Miles Alston:Biography
Born in 1997 in Jackson, Mississippi, Miles Alston developed his artistic voice through years of travel across the United States, absorbing the varied landscapes and cultural atmospheres that continue to inform his work. Evolving practice and commitment to painting he has slowly developed his own space in the modern art world. Now based in Hattiesburg, Mississippi, Alston is an emerging contemporary artist whose work remains deeply rooted in the grit, heat, and poetic weight of his home state, representing a new generation of Southern painters.
Miles Alston’s work is forged within the asphalt and psychological density of the American South — a landscape where atmosphere becomes inseparable from history, and place functions not merely as geography, but as condition.
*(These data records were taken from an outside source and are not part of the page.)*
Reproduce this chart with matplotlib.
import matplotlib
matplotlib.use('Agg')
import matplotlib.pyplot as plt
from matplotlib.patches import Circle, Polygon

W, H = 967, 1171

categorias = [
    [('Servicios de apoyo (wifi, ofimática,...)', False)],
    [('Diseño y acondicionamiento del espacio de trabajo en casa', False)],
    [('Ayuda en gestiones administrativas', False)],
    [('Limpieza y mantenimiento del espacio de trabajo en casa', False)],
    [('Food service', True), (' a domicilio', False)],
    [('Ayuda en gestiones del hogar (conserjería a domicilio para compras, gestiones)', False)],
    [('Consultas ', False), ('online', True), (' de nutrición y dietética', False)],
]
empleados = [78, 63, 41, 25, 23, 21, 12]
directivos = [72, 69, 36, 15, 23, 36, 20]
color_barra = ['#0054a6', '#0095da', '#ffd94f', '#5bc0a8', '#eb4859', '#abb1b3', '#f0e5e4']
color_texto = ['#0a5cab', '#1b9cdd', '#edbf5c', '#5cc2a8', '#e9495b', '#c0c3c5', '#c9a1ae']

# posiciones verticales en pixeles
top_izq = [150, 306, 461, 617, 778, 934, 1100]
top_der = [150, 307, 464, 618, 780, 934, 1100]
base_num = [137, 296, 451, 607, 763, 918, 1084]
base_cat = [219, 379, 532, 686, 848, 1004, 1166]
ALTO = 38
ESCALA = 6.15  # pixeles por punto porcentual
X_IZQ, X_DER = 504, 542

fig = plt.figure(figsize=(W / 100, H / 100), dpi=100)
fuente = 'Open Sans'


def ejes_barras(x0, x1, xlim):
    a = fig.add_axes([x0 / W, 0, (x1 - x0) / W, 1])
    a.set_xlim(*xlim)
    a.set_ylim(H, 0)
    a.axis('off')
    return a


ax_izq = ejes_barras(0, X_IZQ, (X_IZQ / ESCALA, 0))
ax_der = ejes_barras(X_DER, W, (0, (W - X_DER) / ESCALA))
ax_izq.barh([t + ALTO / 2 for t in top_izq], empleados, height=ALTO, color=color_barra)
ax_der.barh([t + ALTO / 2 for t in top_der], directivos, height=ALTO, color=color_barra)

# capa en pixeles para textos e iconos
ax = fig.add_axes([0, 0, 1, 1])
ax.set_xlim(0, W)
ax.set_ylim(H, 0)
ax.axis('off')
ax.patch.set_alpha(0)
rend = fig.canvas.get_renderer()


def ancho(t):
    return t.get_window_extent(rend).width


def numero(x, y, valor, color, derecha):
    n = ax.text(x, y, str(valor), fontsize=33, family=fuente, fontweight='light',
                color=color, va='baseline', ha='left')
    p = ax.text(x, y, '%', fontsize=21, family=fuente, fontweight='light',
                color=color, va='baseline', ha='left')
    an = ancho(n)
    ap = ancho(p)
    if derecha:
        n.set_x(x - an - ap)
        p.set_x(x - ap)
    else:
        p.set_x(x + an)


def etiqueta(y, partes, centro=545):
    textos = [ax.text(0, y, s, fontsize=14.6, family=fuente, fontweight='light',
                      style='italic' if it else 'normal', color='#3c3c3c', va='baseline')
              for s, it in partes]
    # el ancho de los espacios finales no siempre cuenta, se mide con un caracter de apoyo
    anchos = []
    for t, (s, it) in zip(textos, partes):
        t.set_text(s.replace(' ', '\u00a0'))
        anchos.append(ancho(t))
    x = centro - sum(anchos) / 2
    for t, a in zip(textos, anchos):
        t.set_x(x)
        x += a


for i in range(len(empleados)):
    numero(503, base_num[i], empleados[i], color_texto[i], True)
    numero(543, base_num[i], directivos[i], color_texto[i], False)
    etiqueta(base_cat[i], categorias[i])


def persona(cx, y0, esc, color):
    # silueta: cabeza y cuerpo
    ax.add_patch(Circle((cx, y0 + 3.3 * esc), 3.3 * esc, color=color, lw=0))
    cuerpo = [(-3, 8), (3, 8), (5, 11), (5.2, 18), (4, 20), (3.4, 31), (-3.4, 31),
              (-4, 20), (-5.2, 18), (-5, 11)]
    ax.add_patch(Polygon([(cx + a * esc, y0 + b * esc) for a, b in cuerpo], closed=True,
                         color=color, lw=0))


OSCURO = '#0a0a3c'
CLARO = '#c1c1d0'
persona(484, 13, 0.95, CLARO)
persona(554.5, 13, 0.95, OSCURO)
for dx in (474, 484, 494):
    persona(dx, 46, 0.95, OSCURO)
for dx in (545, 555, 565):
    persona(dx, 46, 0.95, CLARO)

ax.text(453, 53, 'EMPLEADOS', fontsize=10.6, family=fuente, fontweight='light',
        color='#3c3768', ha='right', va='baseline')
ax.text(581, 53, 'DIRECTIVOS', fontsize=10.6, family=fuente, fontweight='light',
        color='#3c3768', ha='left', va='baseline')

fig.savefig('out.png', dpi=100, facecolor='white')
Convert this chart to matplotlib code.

Miles carries forward a tradition shaped by the complicated narratives of the United States—yet transformed through persistence, vision, and renewed inspiration. While Alston’s vision has been widened through travel across the United States — from the palm-lined humidity of Key West to the vertical intensity of New York City. Mississippi remains the fixed gravitational center of his practice. The state’s rawness and enduring presence continues to inform his work as both subject and identity, grounding abstraction in lived experience.
Painting for over five years, Alston has developed a visual language that moves fluidly between landscape and gestural abstraction, drawing from the lineage of American painters who sought meaning beyond depiction — toward mood, interiority, and emotional truth. His canvases operate less as images than as atmospheres: terrains remembered, fractured, and reconstituted through tone, gesture, and depth.
Rooted in existential inquiry and informed by the contemplative stillness of Buddhist thought, Alston approaches painting as a meditative act — one that asks the viewer to pause, to see, and ultimately to confront the multiplicity of the self within a single moment. Influenced by the improvisational architecture of jazz, his compositions move with rhythmic complexity, balancing restraint with rupture, clarity with shadow. Painting becomes, for Alston, a space where perception slows and presence intensifies — where all versions of ourselves can briefly surface, dissolve, and be seen.
Miles Alston’s work stands as a contemporary meditation on Mississippi and the human condition: an offering of place, silence, and atmosphere, inviting the viewer into the heat, the grit, and the enduring poetic depth of the South.